RECORDED INFORMATION
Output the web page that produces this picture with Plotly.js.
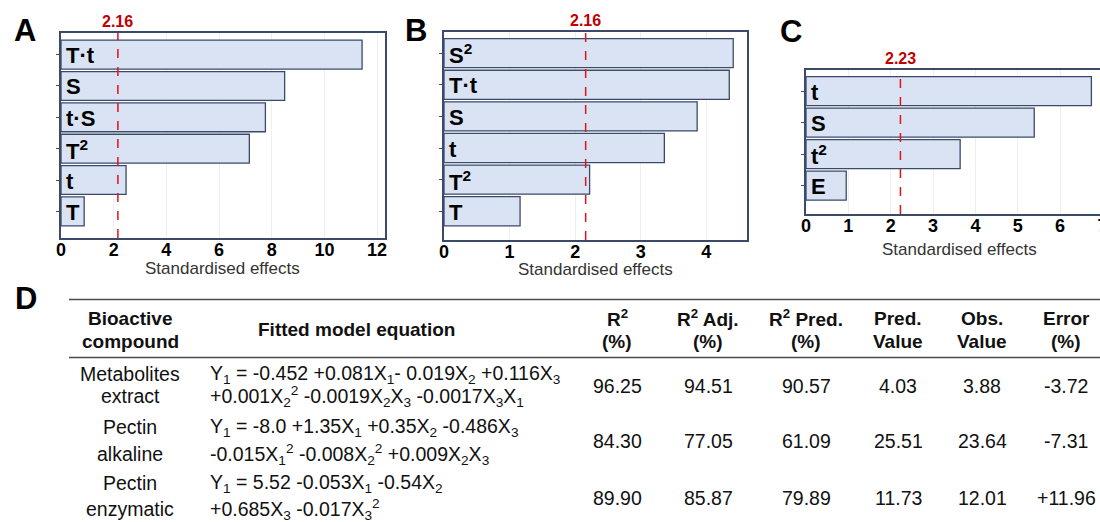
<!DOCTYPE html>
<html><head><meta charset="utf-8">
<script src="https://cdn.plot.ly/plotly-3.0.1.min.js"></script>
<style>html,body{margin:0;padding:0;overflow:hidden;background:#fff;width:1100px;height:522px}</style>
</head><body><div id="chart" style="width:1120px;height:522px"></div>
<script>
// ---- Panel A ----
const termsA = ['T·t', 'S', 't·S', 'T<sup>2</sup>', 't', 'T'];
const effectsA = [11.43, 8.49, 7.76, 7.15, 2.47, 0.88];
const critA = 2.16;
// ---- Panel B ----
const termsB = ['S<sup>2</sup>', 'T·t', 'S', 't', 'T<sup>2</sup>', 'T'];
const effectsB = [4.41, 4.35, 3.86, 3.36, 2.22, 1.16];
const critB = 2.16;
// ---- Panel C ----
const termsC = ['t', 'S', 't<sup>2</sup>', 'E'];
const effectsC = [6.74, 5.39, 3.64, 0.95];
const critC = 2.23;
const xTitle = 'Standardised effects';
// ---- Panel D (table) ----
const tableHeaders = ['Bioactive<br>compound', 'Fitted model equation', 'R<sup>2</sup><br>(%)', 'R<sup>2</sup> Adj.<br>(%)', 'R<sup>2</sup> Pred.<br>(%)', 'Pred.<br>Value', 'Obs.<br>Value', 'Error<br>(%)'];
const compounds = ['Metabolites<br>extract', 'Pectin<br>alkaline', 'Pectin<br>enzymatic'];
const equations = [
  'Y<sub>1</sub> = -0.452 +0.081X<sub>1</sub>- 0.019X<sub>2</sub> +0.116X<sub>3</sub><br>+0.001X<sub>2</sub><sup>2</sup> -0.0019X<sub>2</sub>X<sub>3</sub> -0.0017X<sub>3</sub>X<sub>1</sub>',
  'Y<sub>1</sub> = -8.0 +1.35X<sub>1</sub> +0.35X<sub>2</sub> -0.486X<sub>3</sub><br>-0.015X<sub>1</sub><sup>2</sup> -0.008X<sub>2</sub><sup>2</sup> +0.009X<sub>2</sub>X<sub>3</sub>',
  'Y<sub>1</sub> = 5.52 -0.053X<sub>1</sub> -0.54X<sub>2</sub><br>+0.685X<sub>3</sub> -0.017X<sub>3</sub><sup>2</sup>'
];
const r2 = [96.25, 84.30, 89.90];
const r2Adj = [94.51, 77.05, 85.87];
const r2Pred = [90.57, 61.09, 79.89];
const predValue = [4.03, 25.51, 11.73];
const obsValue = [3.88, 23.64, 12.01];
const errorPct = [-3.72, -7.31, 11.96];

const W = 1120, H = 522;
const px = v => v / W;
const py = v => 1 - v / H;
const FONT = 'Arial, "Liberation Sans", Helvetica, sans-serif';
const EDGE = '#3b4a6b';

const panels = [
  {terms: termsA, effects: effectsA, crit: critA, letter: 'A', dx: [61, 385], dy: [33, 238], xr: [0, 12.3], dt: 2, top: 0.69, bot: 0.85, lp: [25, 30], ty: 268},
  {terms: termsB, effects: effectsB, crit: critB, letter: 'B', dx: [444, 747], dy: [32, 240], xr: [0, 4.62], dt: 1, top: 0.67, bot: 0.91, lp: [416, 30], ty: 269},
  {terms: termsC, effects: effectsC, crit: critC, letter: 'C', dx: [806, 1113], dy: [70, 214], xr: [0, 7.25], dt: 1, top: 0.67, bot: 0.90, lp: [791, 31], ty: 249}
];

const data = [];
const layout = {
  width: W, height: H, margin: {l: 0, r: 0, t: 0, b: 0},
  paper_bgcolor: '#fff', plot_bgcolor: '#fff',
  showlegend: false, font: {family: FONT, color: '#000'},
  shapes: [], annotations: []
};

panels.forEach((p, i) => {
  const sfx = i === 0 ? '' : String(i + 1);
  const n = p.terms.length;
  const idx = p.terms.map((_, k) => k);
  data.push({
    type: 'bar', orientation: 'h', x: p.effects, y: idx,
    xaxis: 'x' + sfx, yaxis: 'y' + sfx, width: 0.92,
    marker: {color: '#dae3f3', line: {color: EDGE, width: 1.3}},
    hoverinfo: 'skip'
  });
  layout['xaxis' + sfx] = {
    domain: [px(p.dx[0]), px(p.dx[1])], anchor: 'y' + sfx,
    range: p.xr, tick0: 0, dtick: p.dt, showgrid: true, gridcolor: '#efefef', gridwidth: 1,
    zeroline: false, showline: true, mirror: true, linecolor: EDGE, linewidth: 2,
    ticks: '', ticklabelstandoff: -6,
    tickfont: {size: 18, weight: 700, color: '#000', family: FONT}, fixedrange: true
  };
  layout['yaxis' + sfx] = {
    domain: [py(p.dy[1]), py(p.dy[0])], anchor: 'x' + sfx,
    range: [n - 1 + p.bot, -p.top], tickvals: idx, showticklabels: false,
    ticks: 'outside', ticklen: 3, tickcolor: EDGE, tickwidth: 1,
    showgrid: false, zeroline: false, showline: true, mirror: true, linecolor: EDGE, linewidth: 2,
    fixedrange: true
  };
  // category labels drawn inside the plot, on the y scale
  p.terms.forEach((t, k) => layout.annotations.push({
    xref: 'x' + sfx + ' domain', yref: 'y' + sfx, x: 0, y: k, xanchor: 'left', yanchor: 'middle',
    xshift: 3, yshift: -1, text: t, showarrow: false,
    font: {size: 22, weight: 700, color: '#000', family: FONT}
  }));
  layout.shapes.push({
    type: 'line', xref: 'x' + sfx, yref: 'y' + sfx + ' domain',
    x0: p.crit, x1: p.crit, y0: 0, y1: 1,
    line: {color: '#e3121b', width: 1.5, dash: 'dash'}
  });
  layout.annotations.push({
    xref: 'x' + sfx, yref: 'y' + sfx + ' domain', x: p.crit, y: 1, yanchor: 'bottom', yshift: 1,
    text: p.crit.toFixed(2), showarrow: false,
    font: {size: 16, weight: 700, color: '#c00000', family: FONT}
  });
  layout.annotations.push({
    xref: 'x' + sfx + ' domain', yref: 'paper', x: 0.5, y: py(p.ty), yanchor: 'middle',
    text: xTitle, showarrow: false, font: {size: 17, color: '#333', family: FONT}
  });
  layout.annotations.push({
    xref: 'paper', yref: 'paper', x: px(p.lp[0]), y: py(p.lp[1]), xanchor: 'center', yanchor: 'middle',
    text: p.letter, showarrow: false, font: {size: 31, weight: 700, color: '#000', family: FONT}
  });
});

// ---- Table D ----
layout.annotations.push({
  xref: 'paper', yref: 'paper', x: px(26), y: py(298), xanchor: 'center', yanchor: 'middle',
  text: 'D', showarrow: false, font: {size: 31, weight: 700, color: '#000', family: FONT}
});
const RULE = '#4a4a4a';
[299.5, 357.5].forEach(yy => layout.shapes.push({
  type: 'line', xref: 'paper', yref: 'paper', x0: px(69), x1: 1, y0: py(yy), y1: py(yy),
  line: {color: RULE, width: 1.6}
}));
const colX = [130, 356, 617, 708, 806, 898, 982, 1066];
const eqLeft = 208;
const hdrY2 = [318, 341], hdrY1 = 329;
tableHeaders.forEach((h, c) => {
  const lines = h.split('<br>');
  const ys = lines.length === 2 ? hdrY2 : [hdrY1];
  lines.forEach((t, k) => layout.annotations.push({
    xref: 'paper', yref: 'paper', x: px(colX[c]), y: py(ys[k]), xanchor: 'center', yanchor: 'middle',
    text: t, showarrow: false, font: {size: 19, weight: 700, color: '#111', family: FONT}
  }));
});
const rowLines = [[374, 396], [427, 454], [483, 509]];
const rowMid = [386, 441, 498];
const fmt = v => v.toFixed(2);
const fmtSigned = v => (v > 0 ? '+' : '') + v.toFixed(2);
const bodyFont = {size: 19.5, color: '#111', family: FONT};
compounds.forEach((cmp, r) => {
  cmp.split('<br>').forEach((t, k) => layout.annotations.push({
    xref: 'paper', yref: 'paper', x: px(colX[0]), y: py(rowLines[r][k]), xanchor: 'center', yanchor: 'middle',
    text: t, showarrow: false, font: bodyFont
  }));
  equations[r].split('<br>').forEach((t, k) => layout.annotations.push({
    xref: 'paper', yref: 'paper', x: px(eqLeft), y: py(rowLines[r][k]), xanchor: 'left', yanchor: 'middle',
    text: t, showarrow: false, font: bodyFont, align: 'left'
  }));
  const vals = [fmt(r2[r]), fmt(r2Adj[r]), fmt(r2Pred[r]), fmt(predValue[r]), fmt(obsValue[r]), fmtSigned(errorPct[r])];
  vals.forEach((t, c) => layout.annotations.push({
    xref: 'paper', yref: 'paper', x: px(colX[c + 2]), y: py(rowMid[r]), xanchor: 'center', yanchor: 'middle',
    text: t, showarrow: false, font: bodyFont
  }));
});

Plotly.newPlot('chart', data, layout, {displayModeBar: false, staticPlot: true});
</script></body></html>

TASK REQUIREMENTS
Restate, line by line and word for word, everything from the top of the material through the line that contains "const EDGE = '#3b4a6b';". Leave pictures out.

RESULT BELOW
Output the web page that produces this picture with Plotly.js.
<!DOCTYPE html>
<html><head><meta charset="utf-8">
<script src="https://cdn.plot.ly/plotly-3.0.1.min.js"></script>
<style>html,body{margin:0;padding:0;overflow:hidden;background:#fff;width:1100px;height:522px}</style>
</head><body><div id="chart" style="width:1120px;height:522px"></div>
<script>
// ---- Panel A ----
const termsA = ['T·t', 'S', 't·S', 'T<sup>2</sup>', 't', 'T'];
const effectsA = [11.43, 8.49, 7.76, 7.15, 2.47, 0.88];
const critA = 2.16;
// ---- Panel B ----
const termsB = ['S<sup>2</sup>', 'T·t', 'S', 't', 'T<sup>2</sup>', 'T'];
const effectsB = [4.41, 4.35, 3.86, 3.36, 2.22, 1.16];
const critB = 2.16;
// ---- Panel C ----
const termsC = ['t', 'S', 't<sup>2</sup>', 'E'];
const effectsC = [6.74, 5.39, 3.64, 0.95];
const critC = 2.23;
const xTitle = 'Standardised effects';
// ---- Panel D (table) ----
const tableHeaders = ['Bioactive<br>compound', 'Fitted model equation', 'R<sup>2</sup><br>(%)', 'R<sup>2</sup> Adj.<br>(%)', 'R<sup>2</sup> Pred.<br>(%)', 'Pred.<br>Value', 'Obs.<br>Value', 'Error<br>(%)'];
const compounds = ['Metabolites<br>extract', 'Pectin<br>alkaline', 'Pectin<br>enzymatic'];
const equations = [
  'Y<sub>1</sub> = -0.452 +0.081X<sub>1</sub>- 0.019X<sub>2</sub> +0.116X<sub>3</sub><br>+0.001X<sub>2</sub><sup>2</sup> -0.0019X<sub>2</sub>X<sub>3</sub> -0.0017X<sub>3</sub>X<sub>1</sub>',
  'Y<sub>1</sub> = -8.0 +1.35X<sub>1</sub> +0.35X<sub>2</sub> -0.486X<sub>3</sub><br>-0.015X<sub>1</sub><sup>2</sup> -0.008X<sub>2</sub><sup>2</sup> +0.009X<sub>2</sub>X<sub>3</sub>',
  'Y<sub>1</sub> = 5.52 -0.053X<sub>1</sub> -0.54X<sub>2</sub><br>+0.685X<sub>3</sub> -0.017X<sub>3</sub><sup>2</sup>'
];
const r2 = [96.25, 84.30, 89.90];
const r2Adj = [94.51, 77.05, 85.87];
const r2Pred = [90.57, 61.09, 79.89];
const predValue = [4.03, 25.51, 11.73];
const obsValue = [3.88, 23.64, 12.01];
const errorPct = [-3.72, -7.31, 11.96];

const W = 1120, H = 522;
const px = v => v / W;
const py = v => 1 - v / H;
const FONT = 'Arial, "Liberation Sans", Helvetica, sans-serif';
const EDGE = '#3b4a6b';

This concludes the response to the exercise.